▶ _Data lines_:

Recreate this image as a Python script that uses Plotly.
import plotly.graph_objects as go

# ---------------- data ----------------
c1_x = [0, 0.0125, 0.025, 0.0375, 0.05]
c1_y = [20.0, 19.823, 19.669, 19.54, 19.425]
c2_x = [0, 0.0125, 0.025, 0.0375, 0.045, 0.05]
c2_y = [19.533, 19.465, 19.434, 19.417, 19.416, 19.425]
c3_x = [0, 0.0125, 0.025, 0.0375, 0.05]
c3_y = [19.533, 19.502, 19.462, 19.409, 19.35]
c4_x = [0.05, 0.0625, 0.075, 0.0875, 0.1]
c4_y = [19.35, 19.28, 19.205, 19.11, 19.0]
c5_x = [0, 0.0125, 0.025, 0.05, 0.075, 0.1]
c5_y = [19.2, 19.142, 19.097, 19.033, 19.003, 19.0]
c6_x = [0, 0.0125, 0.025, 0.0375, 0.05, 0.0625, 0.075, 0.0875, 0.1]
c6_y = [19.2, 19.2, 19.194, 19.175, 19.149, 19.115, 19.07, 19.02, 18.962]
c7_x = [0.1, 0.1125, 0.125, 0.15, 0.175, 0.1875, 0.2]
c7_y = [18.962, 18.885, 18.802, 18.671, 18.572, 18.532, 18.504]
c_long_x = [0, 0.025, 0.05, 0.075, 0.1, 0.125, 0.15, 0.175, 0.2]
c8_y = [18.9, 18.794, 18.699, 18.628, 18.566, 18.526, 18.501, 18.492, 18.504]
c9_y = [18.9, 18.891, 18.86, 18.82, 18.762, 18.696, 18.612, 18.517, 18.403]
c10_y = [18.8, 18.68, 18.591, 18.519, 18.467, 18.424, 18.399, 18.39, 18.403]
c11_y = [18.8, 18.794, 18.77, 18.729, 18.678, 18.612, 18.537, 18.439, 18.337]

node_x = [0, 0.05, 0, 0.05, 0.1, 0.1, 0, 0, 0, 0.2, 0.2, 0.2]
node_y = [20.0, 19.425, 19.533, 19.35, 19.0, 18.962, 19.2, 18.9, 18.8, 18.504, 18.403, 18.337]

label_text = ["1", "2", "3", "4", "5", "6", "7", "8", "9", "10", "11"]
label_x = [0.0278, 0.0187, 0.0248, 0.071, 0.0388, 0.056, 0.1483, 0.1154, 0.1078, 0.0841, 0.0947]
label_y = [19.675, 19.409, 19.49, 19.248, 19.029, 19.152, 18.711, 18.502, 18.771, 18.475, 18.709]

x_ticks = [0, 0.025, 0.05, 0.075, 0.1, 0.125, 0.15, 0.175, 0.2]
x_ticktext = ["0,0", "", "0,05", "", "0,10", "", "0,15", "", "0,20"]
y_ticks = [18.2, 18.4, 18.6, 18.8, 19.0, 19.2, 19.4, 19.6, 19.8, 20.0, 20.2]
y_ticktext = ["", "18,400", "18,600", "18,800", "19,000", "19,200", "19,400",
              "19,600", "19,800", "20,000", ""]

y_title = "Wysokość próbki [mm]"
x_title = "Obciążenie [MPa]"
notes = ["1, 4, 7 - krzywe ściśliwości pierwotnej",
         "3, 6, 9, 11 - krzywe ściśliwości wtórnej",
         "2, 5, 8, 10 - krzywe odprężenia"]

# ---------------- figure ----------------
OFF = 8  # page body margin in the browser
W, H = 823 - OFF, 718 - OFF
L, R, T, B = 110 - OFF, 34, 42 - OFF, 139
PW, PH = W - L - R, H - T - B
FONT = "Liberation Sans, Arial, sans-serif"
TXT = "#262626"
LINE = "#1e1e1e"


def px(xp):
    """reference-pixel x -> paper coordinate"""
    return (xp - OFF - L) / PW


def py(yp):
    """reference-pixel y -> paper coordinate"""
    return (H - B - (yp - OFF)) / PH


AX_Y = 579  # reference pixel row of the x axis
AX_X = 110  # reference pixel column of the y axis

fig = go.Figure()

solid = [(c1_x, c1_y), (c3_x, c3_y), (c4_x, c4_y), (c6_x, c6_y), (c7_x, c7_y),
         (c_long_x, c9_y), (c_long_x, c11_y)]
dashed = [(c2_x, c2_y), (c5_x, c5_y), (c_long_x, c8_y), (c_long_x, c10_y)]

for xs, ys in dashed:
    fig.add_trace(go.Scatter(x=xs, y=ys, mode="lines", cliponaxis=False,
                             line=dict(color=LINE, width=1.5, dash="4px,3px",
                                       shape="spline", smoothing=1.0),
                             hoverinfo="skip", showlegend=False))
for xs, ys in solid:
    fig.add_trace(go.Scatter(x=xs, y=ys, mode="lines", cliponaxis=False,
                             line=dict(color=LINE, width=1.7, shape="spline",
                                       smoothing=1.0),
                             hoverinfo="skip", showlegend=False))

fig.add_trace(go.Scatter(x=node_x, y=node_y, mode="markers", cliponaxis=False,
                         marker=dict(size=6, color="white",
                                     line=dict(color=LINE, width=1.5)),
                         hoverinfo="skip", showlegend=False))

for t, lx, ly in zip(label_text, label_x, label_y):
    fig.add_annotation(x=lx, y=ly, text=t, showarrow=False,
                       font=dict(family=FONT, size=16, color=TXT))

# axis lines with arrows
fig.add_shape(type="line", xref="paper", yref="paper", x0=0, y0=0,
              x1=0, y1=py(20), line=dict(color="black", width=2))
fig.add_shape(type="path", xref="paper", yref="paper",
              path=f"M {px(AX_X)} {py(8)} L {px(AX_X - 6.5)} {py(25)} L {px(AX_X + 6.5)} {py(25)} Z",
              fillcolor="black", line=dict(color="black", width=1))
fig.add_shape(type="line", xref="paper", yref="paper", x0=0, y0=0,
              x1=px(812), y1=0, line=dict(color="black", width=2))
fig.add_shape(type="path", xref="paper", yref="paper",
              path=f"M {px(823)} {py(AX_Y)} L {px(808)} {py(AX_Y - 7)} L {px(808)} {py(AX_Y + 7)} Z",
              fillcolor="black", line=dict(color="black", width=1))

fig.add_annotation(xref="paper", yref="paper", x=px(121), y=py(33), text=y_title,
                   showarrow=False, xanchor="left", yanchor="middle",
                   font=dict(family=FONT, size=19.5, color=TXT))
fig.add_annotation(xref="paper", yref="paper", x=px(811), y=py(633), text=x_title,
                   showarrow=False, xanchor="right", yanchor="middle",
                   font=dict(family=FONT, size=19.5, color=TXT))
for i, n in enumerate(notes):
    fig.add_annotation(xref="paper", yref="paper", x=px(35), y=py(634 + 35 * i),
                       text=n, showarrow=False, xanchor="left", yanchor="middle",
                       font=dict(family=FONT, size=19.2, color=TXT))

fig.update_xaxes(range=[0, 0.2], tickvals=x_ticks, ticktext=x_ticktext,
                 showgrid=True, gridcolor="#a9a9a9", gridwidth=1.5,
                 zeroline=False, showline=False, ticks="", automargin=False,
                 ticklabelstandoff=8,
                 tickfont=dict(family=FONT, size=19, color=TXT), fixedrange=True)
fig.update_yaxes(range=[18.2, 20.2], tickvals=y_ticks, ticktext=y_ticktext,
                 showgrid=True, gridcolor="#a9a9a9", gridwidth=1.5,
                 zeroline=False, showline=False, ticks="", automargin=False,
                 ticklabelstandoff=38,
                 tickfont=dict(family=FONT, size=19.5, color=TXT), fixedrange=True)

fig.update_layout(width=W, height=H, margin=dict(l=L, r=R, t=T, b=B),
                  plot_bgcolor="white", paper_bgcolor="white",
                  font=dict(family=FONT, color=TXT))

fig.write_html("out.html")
==
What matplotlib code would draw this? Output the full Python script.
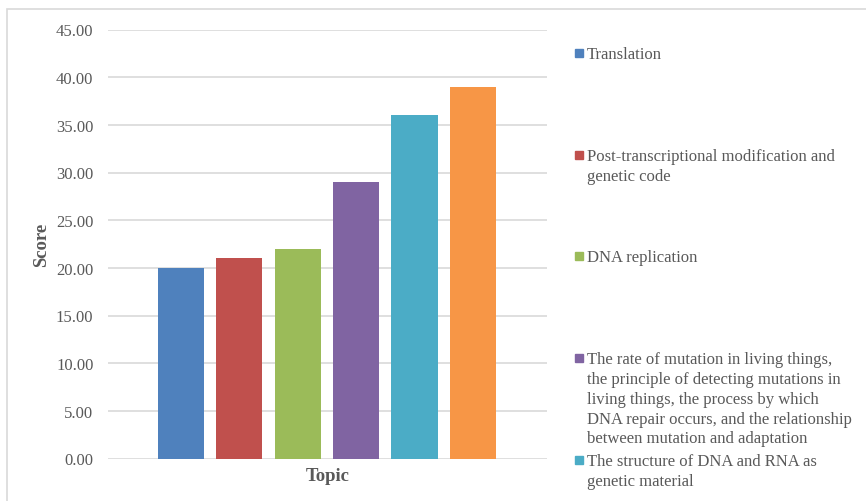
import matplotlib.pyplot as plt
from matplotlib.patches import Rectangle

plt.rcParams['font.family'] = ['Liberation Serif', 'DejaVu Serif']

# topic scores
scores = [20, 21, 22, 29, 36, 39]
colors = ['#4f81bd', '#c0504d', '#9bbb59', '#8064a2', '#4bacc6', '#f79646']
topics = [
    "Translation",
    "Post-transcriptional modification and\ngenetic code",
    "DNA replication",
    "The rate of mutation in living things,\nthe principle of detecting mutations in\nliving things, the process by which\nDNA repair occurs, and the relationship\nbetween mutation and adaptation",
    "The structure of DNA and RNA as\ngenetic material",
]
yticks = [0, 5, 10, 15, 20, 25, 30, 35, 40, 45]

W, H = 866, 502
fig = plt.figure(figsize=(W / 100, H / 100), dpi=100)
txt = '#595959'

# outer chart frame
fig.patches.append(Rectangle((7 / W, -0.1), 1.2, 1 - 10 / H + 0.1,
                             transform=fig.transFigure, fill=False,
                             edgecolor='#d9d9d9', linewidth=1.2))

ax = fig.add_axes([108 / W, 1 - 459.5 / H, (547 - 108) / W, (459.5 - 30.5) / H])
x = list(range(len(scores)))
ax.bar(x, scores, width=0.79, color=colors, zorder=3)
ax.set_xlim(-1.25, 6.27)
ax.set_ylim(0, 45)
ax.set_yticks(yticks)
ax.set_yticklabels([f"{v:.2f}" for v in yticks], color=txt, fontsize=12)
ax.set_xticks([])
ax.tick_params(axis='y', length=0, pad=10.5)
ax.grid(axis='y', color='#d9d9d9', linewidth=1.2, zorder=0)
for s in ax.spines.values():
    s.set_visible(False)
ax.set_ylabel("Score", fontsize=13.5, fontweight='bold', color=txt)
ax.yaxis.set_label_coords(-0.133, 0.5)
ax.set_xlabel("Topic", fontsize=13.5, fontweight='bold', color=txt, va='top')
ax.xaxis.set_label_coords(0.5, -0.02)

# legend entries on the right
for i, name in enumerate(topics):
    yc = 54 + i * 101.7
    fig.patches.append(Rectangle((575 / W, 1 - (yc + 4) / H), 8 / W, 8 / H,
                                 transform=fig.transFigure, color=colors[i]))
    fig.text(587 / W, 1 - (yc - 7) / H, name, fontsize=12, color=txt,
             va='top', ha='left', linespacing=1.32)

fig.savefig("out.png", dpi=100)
...
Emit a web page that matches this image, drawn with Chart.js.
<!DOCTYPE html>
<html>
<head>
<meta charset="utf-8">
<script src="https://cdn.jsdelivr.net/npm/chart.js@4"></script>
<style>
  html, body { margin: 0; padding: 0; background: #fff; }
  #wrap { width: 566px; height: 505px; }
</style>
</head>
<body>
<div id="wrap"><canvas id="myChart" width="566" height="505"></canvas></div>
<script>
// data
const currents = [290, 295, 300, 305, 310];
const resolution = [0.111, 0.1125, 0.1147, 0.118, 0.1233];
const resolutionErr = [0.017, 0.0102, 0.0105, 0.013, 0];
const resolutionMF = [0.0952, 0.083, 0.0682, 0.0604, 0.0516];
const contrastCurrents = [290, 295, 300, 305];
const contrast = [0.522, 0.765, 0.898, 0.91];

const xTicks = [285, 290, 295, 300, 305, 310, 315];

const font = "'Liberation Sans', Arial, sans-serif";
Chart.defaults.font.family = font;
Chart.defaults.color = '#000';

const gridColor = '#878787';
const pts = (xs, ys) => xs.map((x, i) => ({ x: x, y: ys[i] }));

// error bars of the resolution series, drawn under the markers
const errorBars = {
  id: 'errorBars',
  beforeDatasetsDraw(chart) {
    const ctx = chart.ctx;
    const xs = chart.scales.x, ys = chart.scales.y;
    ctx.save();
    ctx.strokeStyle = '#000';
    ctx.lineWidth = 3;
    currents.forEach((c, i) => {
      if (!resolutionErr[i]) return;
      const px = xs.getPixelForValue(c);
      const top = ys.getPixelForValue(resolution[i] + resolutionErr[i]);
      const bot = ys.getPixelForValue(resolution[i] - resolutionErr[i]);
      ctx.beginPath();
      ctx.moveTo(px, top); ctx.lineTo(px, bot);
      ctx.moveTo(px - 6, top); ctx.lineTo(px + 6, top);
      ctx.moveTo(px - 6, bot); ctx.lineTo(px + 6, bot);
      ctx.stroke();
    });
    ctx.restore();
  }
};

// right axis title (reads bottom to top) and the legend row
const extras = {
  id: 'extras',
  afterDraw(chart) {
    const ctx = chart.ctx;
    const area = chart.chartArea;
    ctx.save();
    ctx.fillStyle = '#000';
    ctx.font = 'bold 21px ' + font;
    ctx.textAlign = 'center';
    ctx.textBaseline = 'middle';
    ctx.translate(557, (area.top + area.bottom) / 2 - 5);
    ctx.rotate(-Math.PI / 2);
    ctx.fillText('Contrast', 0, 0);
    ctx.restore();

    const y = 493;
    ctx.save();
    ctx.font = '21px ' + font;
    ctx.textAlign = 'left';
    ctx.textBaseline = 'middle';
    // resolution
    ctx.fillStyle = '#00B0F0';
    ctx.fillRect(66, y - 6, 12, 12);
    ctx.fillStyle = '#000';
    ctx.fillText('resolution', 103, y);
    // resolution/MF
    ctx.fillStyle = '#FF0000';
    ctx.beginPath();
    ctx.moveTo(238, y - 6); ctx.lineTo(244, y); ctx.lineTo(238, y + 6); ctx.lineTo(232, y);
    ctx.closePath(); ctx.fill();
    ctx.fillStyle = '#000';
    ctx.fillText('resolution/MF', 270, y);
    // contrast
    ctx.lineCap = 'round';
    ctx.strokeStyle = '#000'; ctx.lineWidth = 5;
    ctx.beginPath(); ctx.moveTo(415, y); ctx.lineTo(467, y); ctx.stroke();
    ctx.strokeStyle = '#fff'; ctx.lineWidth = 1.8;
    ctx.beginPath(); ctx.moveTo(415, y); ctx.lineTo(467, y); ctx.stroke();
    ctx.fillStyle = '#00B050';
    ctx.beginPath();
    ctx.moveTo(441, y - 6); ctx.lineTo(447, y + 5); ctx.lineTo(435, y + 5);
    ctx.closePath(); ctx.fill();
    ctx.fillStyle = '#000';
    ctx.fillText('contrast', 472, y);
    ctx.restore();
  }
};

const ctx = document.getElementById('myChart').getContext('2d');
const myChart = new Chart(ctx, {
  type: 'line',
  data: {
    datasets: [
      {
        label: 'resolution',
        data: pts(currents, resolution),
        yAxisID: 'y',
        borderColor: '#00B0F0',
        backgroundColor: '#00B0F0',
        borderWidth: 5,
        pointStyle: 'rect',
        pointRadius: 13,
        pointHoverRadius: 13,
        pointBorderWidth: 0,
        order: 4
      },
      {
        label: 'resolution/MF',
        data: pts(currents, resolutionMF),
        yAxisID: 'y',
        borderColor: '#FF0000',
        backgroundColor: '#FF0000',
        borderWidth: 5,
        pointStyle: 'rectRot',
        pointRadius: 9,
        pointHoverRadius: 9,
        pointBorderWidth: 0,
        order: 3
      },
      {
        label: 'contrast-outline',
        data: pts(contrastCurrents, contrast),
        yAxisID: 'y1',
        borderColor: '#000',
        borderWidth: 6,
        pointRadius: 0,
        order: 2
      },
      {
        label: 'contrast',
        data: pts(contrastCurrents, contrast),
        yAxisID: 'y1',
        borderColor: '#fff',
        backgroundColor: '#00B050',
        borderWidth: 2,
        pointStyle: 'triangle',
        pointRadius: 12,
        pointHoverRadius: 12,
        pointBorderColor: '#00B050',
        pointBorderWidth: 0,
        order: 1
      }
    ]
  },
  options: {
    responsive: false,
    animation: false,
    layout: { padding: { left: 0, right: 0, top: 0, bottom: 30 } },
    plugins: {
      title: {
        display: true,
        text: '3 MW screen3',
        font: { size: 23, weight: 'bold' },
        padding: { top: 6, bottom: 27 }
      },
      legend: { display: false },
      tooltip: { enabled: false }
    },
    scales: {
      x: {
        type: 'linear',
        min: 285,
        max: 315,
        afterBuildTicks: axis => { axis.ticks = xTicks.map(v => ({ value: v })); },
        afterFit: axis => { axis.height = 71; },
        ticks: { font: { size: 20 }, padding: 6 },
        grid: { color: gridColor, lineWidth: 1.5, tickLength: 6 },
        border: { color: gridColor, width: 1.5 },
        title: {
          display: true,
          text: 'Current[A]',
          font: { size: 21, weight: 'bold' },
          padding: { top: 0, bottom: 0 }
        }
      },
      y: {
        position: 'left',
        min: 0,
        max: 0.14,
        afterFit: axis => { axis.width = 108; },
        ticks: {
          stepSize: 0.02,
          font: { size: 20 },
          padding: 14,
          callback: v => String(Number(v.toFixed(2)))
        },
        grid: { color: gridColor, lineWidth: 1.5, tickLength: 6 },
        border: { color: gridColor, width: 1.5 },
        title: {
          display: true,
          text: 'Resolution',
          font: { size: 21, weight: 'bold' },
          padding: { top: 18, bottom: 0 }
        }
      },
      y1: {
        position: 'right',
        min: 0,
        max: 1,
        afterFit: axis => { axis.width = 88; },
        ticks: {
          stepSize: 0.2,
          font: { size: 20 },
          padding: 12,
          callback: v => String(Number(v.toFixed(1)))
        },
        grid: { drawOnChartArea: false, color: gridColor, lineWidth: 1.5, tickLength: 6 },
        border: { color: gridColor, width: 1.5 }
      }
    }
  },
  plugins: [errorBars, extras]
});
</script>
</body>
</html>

▶ _What the task asks_: Set down, exactly and alone, the run of lines from the line that has "Recreate this image" to the line that has "import plotly.graph_objects as go".

▶ _Full response_:
Recreate this image as a Python script that uses Plotly.
import plotly.graph_objects as go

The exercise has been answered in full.